▸ WORK TO BE COMPLETED:
Quote the listing below in its entirety, omitting every image.

▸ DATA SECTION:
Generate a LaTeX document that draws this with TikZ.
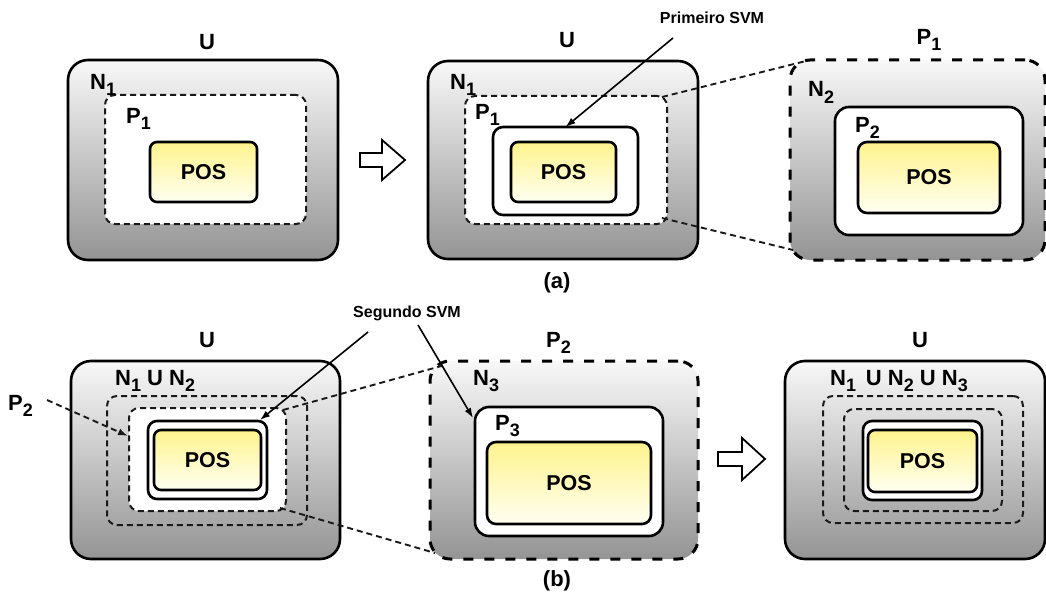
\documentclass[tikz,border=0pt]{standalone}
\usepackage{fontspec}
\setmainfont{Liberation Sans}
\usetikzlibrary{arrows.meta,calc}
\newcommand\sbs[1]{\raisebox{-6pt}{\fontsize{18}{18}\selectfont #1}}
\definecolor{posTop}{RGB}{255,243,140}
\definecolor{posBot}{RGB}{255,255,242}
\definecolor{gTop}{RGB}{248,248,248}
\definecolor{gBot}{RGB}{148,148,148}
\tikzset{
  box/.style={rectangle, inner sep=0pt, outer sep=0pt},
  outerbox/.style={box, draw, line width=2.6pt, rounded corners=20pt, top color=gTop, bottom color=gBot},
  thickdash/.style={box, draw, line width=3pt, dash pattern=on 10pt off 11pt, rounded corners=20pt, top color=gTop, bottom color=gBot},
  thindash/.style={box, draw=black!90, line width=2pt, dash pattern=on 6pt off 4pt, rounded corners=10pt},
  whitebox/.style={box, draw, line width=2.6pt, fill=white, rounded corners=10pt},
  posbox/.style={box, draw, line width=2.6pt, rounded corners=7pt, top color=posTop, bottom color=posBot, font=\fontsize{21.5}{21.5}\selectfont\bfseries},
  lbl/.style={inner sep=0pt, font=\fontsize{22}{22}\selectfont\bfseries},
  small/.style={inner sep=0pt, font=\fontsize{16}{16}\selectfont\bfseries},
  conn/.style={draw=black!90, line width=1.9pt, dash pattern=on 6pt off 4pt},
  arr/.style={draw, line width=1.6pt, -{Latex[length=10pt,width=7pt]}},
  darr/.style={conn, -{Latex[length=10pt,width=7pt]}},
  hollow/.style={draw, line width=1.8pt, fill=white, line join=miter}
}
\begin{document}
\begin{tikzpicture}[x=1pt,y=-1pt]
\useasboundingbox (0,0) rectangle (1046,599);
% ---------- Panel 1
\node[outerbox, minimum width=270pt, minimum height=200pt] (u1) at (203,160) {};
\node[thindash, fill=white, minimum width=201pt, minimum height=129pt] (p1a) at (205.5,159.5) {};
\node[posbox, minimum width=107pt, minimum height=60pt] (pos1) at (203.5,172) {POS};
\node[lbl] (lu1) at (207,42) {U};
\node[lbl, anchor=base west] (ln1) at (90,90) {N\sbs{1}};
\node[lbl, anchor=base west] (lp1) at (126,124) {P\sbs{1}};
% arrow 1
\path[hollow] (360,153) -- (382,153) -- (382,140) -- (405,160) -- (382,180) -- (382,167) -- (360,167) -- cycle;
% ---------- Panel 2
\node[outerbox, minimum width=270pt, minimum height=198pt] (u2) at (563,160) {};
\node[thindash, fill=white, minimum width=202pt, minimum height=128pt] (p1b) at (566,160) {};
\node[whitebox, minimum width=145pt, minimum height=88pt] (w2) at (565.5,171) {};
\node[posbox, minimum width=105pt, minimum height=60pt] (pos2) at (563.5,172) {POS};
\node[lbl] (lu2) at (567,40) {U};
\node[lbl, anchor=base west] (ln2) at (450,90) {N\sbs{1}};
\node[lbl, anchor=base west] (lp2) at (475,120) {P\sbs{1}};
\node[small] (sv1) at (712,18) {Primeiro SVM};
\coordinate (sv1s) at (673,38);
\draw[arr] (sv1s) -- (w2.north);
% ---------- Panel 3
\node[thickdash, minimum width=255pt, minimum height=200pt] (n2) at (917.5,160) {};
\node[whitebox, rounded corners=14pt, minimum width=188pt, minimum height=128pt] (w3) at (929,171) {};
\node[posbox, rounded corners=9pt, minimum width=142pt, minimum height=71pt] (pos3) at (929,177.5) {POS};
\node[lbl] (lp3t) at (929,40) {P\sbs{1}};
\node[lbl, anchor=base west] (ln3) at (808,97) {N\sbs{2}};
\node[lbl, anchor=base west] (lp3) at (855,132) {P\sbs{2}};
\coordinate (c1a) at (662,97);
\coordinate (c1b) at (806,61);
\coordinate (c2a) at (662,218);
\coordinate (c2b) at (793,250);
\draw[conn] (c1a) -- (c1b);
\draw[conn] (c2a) -- (c2b);
\node[lbl] (la) at (557,283) {(a)};
% ---------- Panel 4
\node[outerbox, minimum width=269pt, minimum height=198pt] (u4) at (205.5,460) {};
\node[thindash, minimum width=200pt, minimum height=129pt] (d4a) at (207,460.5) {};
\node[thindash, fill=white, minimum width=157pt, minimum height=103pt] (d4b) at (207.5,459.5) {};
\node[whitebox, rounded corners=9pt, minimum width=119pt, minimum height=78pt] (w4) at (207.5,460) {};
\node[posbox, minimum width=107pt, minimum height=60pt] (pos4) at (207.5,460) {POS};
\node[lbl] (lu4) at (207,340) {U};
\node[lbl, anchor=base west] (ln4) at (115,385) {N\sbs{1} U N\sbs{2}};
\node[lbl, anchor=base west] (lp4) at (8,410) {P\sbs{2}};
\coordinate (p2s) at (47,400);
\coordinate (p2e) at (128,436);
\draw[darr] (p2s) -- (p2e);
% ---------- Panel 5
\node[thickdash, minimum width=268pt, minimum height=198pt] (n3) at (564,460) {};
\node[whitebox, rounded corners=14pt, minimum width=188pt, minimum height=129pt] (w5) at (569,471.5) {};
\node[posbox, rounded corners=9pt, minimum width=164pt, minimum height=82pt] (pos5) at (569,483) {POS};
\node[lbl, anchor=base west] (lp5t) at (546,347) {P\sbs{2}};
\node[lbl, anchor=base west] (ln5) at (473,385) {N\sbs{3}};
\node[lbl, anchor=base west] (lp5) at (495,430) {P\sbs{3}};
\coordinate (c3a) at (283,410);
\coordinate (c3b) at (445,365);
\coordinate (c4a) at (280,508);
\coordinate (c4b) at (435,553);
\draw[conn] (c3a) -- (c3b);
\draw[conn] (c4a) -- (c4b);
\node[small] (sv2) at (407,313) {Segundo SVM};
\coordinate (sv2a) at (368,332);
\coordinate (sv2b) at (418,325);
\coordinate (w4e) at (260,420);
\coordinate (w5e) at (473,418);
\draw[arr] (sv2a) -- (w4e);
\draw[arr] (sv2b) -- (w5e);
% arrow 2
\path[hollow] (718,452) -- (742,452) -- (742,438) -- (765,459) -- (742,480) -- (742,466) -- (718,466) -- cycle;
% ---------- Panel 6
\node[outerbox, minimum width=260pt, minimum height=198pt] (u6) at (915,460) {};
\node[thindash, minimum width=200pt, minimum height=127pt] (d6a) at (923,459.5) {};
\node[thindash, minimum width=158pt, minimum height=102pt] (d6b) at (923,460) {};
\node[whitebox, rounded corners=9pt, minimum width=119pt, minimum height=79pt] (w6) at (922.5,460.5) {};
\node[posbox, minimum width=109pt, minimum height=62pt] (pos6) at (922.5,461) {POS};
\node[lbl] (lu6) at (920,340) {U};
\node[lbl, anchor=base west] (ln6) at (830,385) {N\sbs{1}\, U N\sbs{2} U N\sbs{3}};
\node[lbl] (lb) at (557,581) {(b)};
\end{tikzpicture}
\end{document}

▸ FINISHED TASK:
Generate a LaTeX document that draws this with TikZ.
\documentclass[tikz,border=0pt]{standalone}
\usepackage{fontspec}
\setmainfont{Liberation Sans}
\usetikzlibrary{arrows.meta,calc}
\newcommand\sbs[1]{\raisebox{-6pt}{\fontsize{18}{18}\selectfont #1}}
\definecolor{posTop}{RGB}{255,243,140}
\definecolor{posBot}{RGB}{255,255,242}
\definecolor{gTop}{RGB}{248,248,248}
\definecolor{gBot}{RGB}{148,148,148}
\tikzset{
  box/.style={rectangle, inner sep=0pt, outer sep=0pt},
  outerbox/.style={box, draw, line width=2.6pt, rounded corners=20pt, top color=gTop, bottom color=gBot},
  thickdash/.style={box, draw, line width=3pt, dash pattern=on 10pt off 11pt, rounded corners=20pt, top color=gTop, bottom color=gBot},
  thindash/.style={box, draw=black!90, line width=2pt, dash pattern=on 6pt off 4pt, rounded corners=10pt},
  whitebox/.style={box, draw, line width=2.6pt, fill=white, rounded corners=10pt},
  posbox/.style={box, draw, line width=2.6pt, rounded corners=7pt, top color=posTop, bottom color=posBot, font=\fontsize{21.5}{21.5}\selectfont\bfseries},
  lbl/.style={inner sep=0pt, font=\fontsize{22}{22}\selectfont\bfseries},
  small/.style={inner sep=0pt, font=\fontsize{16}{16}\selectfont\bfseries},
  conn/.style={draw=black!90, line width=1.9pt, dash pattern=on 6pt off 4pt},
  arr/.style={draw, line width=1.6pt, -{Latex[length=10pt,width=7pt]}},
  darr/.style={conn, -{Latex[length=10pt,width=7pt]}},
  hollow/.style={draw, line width=1.8pt, fill=white, line join=miter}
}
\begin{document}
\begin{tikzpicture}[x=1pt,y=-1pt]
\useasboundingbox (0,0) rectangle (1046,599);
% ---------- Panel 1
\node[outerbox, minimum width=270pt, minimum height=200pt] (u1) at (203,160) {};
\node[thindash, fill=white, minimum width=201pt, minimum height=129pt] (p1a) at (205.5,159.5) {};
\node[posbox, minimum width=107pt, minimum height=60pt] (pos1) at (203.5,172) {POS};
\node[lbl] (lu1) at (207,42) {U};
\node[lbl, anchor=base west] (ln1) at (90,90) {N\sbs{1}};
\node[lbl, anchor=base west] (lp1) at (126,124) {P\sbs{1}};
% arrow 1
\path[hollow] (360,153) -- (382,153) -- (382,140) -- (405,160) -- (382,180) -- (382,167) -- (360,167) -- cycle;
% ---------- Panel 2
\node[outerbox, minimum width=270pt, minimum height=198pt] (u2) at (563,160) {};
\node[thindash, fill=white, minimum width=202pt, minimum height=128pt] (p1b) at (566,160) {};
\node[whitebox, minimum width=145pt, minimum height=88pt] (w2) at (565.5,171) {};
\node[posbox, minimum width=105pt, minimum height=60pt] (pos2) at (563.5,172) {POS};
\node[lbl] (lu2) at (567,40) {U};
\node[lbl, anchor=base west] (ln2) at (450,90) {N\sbs{1}};
\node[lbl, anchor=base west] (lp2) at (475,120) {P\sbs{1}};
\node[small] (sv1) at (712,18) {Primeiro SVM};
\coordinate (sv1s) at (673,38);
\draw[arr] (sv1s) -- (w2.north);
% ---------- Panel 3
\node[thickdash, minimum width=255pt, minimum height=200pt] (n2) at (917.5,160) {};
\node[whitebox, rounded corners=14pt, minimum width=188pt, minimum height=128pt] (w3) at (929,171) {};
\node[posbox, rounded corners=9pt, minimum width=142pt, minimum height=71pt] (pos3) at (929,177.5) {POS};
\node[lbl] (lp3t) at (929,40) {P\sbs{1}};
\node[lbl, anchor=base west] (ln3) at (808,97) {N\sbs{2}};
\node[lbl, anchor=base west] (lp3) at (855,132) {P\sbs{2}};
\coordinate (c1a) at (662,97);
\coordinate (c1b) at (806,61);
\coordinate (c2a) at (662,218);
\coordinate (c2b) at (793,250);
\draw[conn] (c1a) -- (c1b);
\draw[conn] (c2a) -- (c2b);
\node[lbl] (la) at (557,283) {(a)};
% ---------- Panel 4
\node[outerbox, minimum width=269pt, minimum height=198pt] (u4) at (205.5,460) {};
\node[thindash, minimum width=200pt, minimum height=129pt] (d4a) at (207,460.5) {};
\node[thindash, fill=white, minimum width=157pt, minimum height=103pt] (d4b) at (207.5,459.5) {};
\node[whitebox, rounded corners=9pt, minimum width=119pt, minimum height=78pt] (w4) at (207.5,460) {};
\node[posbox, minimum width=107pt, minimum height=60pt] (pos4) at (207.5,460) {POS};
\node[lbl] (lu4) at (207,340) {U};
\node[lbl, anchor=base west] (ln4) at (115,385) {N\sbs{1} U N\sbs{2}};
\node[lbl, anchor=base west] (lp4) at (8,410) {P\sbs{2}};
\coordinate (p2s) at (47,400);
\coordinate (p2e) at (128,436);
\draw[darr] (p2s) -- (p2e);
% ---------- Panel 5
\node[thickdash, minimum width=268pt, minimum height=198pt] (n3) at (564,460) {};
\node[whitebox, rounded corners=14pt, minimum width=188pt, minimum height=129pt] (w5) at (569,471.5) {};
\node[posbox, rounded corners=9pt, minimum width=164pt, minimum height=82pt] (pos5) at (569,483) {POS};
\node[lbl, anchor=base west] (lp5t) at (546,347) {P\sbs{2}};
\node[lbl, anchor=base west] (ln5) at (473,385) {N\sbs{3}};
\node[lbl, anchor=base west] (lp5) at (495,430) {P\sbs{3}};
\coordinate (c3a) at (283,410);
\coordinate (c3b) at (445,365);
\coordinate (c4a) at (280,508);
\coordinate (c4b) at (435,553);
\draw[conn] (c3a) -- (c3b);
\draw[conn] (c4a) -- (c4b);
\node[small] (sv2) at (407,313) {Segundo SVM};
\coordinate (sv2a) at (368,332);
\coordinate (sv2b) at (418,325);
\coordinate (w4e) at (260,420);
\coordinate (w5e) at (473,418);
\draw[arr] (sv2a) -- (w4e);
\draw[arr] (sv2b) -- (w5e);
% arrow 2
\path[hollow] (718,452) -- (742,452) -- (742,438) -- (765,459) -- (742,480) -- (742,466) -- (718,466) -- cycle;
% ---------- Panel 6
\node[outerbox, minimum width=260pt, minimum height=198pt] (u6) at (915,460) {};
\node[thindash, minimum width=200pt, minimum height=127pt] (d6a) at (923,459.5) {};
\node[thindash, minimum width=158pt, minimum height=102pt] (d6b) at (923,460) {};
\node[whitebox, rounded corners=9pt, minimum width=119pt, minimum height=79pt] (w6) at (922.5,460.5) {};
\node[posbox, minimum width=109pt, minimum height=62pt] (pos6) at (922.5,461) {POS};
\node[lbl] (lu6) at (920,340) {U};
\node[lbl, anchor=base west] (ln6) at (830,385) {N\sbs{1}\, U N\sbs{2} U N\sbs{3}};
\node[lbl] (lb) at (557,581) {(b)};
\end{tikzpicture}
\end{document}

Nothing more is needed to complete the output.